Like doggy style, anal sex is something people feel strongly about. You may have tried it and loved it, had a bad experience with it, or heard about your bestie’s bad experience. Here’s what you need to know to make sure this still-taboo sex act feels amazing.
Anal play is more than just penetration.
There are so many fun things you can do with the butt, from massage to intercourse. If you’re nervous about certain activities, take them off the table at first. This lets you explore the backdoor stress-free and figure out what you like and don’t like. Here are some ideas to get you started:
- Sensual booty massage
- Tickle, massage, stroke, and touch the butt cheeks, perineum (t’aint), and anal opening
- Use a vibe on the perineum or anal opening
- Finger the butt hole
- Lick in and around the anal opening (rimming).
- Use toys like butt plugs, anal beads, dildos, and vibrators. Make sure these have a flared base so they don’t get stuck anywhere.
- Wear a strap-on and penetrating your sweetie (pegging)
- Spanking, flogging, whipping, paddling.
Another way to ease into anal play is to do it at the same time as something you already love. Massage your sweetie’s perineum while you go down on them. Or use a vibrator on the butt hole during doggy style (this vibe is fabulous for that purpose). Mix and match whatever feels good to you.
Warm-up is a must.
To prevent pain and make sure anal feels good, warm-up is a must. As Charlie Glickman, the king of ass play and author of The Ultimate Guide to Prostate Pleasure, says
90% of great anal sex is in your hands…If you can get your partner warmed up with your hands, then everything else is golden.
Warm-up involves deep breathing, external massage, and lubrication. Ultimately, it’s about getting you and your muscles relaxed. This not only makes everything feel more pleasurable, it also makes it easier if you want to have intercourse later.
The tissues in your butt are less elastic than in the vagina. So you’ve got to work your way up to penetration. Once you’re warmed up, start with one fingertip, finger, or small sex toy. Move up in size (both girth and length) as you’re comfortable. That might mean adding a finger at a time or using a bigger toy.
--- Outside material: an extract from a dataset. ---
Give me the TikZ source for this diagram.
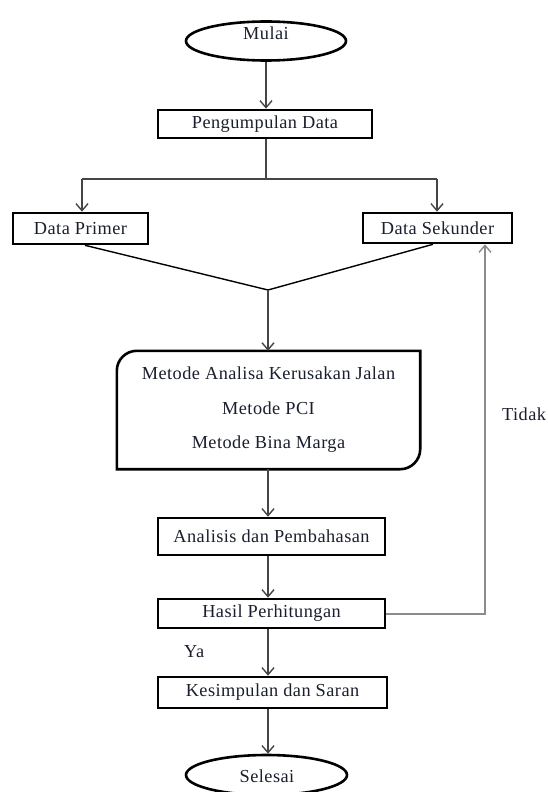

Not keen on using fingers? Here are some great beginners’ butt toys:
- Fun Factory Bootie butt plug
- Njoy Pure Plug in small
- Fun Factory Flexi Felix anal beads
- Fun Factory Amorino (remove the band)
Remember your -ations
That would be lubrication, relaxation, and communication.
- Lubrication. Lube is important for anal for so many reasons. First, the booty doesn’t make its own lube (the vagina can). Secondly, the tissues inside your ass are less elastic and more likely to get small tears. Lastly, lube makes sex feel better! Use more lube than you think you need, especially in the beginning as you figure out what feels good. Silicone lubes like Uberlube are perfect. Just don’t use them with a silicone sex toy.
- Relaxation. Stress and nerves cause the muscles in and around the butt to tighten. Hence the term “tight-ass”! This is why warm-up, being excited about your anal adventures, and only doing the things you want are are so important. Being stress free makes anal easier, more fun, and more pleasurable.
- Communication. When it comes to anal this involves two things: frequent check-ins and honest feedback. If you’re getting the pleasure, let your sweetie know to slow down, speed up, go back, shift positions, or stop. If you’re giving the pleasure, ask how things feel, especially before and immediately after changing it up. It might go a little like this:
“Does that feel ok? Are you ready for more? Can I go deeper?”
“Actually I’m still adjusting.” or “Yes but take it slow.” or “OMG YES!”
Remember: talking about sex doesn’t have to be so hard.
Anal play should never hurt.
Unless spanking or the like is involved, anal should never hurt. If it does, something isn’t right and you should stop immediately. Maybe you need more lube or to slow down or to stop and try again later.
Now if you’re exploring anal for the first time, it might feel awkward or uncomfortable. That’s expected. But pain is a no-no.
Anal sex can feel amazing.
The nerve that goes to the clitoris, labia, penis and scrotum also goes to the booty. That means anal play, when done right, can feel awesome and even make you orgasm. And using these tips to do it “right” gives you a real chance to figure out if it’s something you like…or not.
Because when it comes to having the intimate, adventurous, and satisfying sex life you desire, knowing what you don’t like is just as important as knowing what you do like.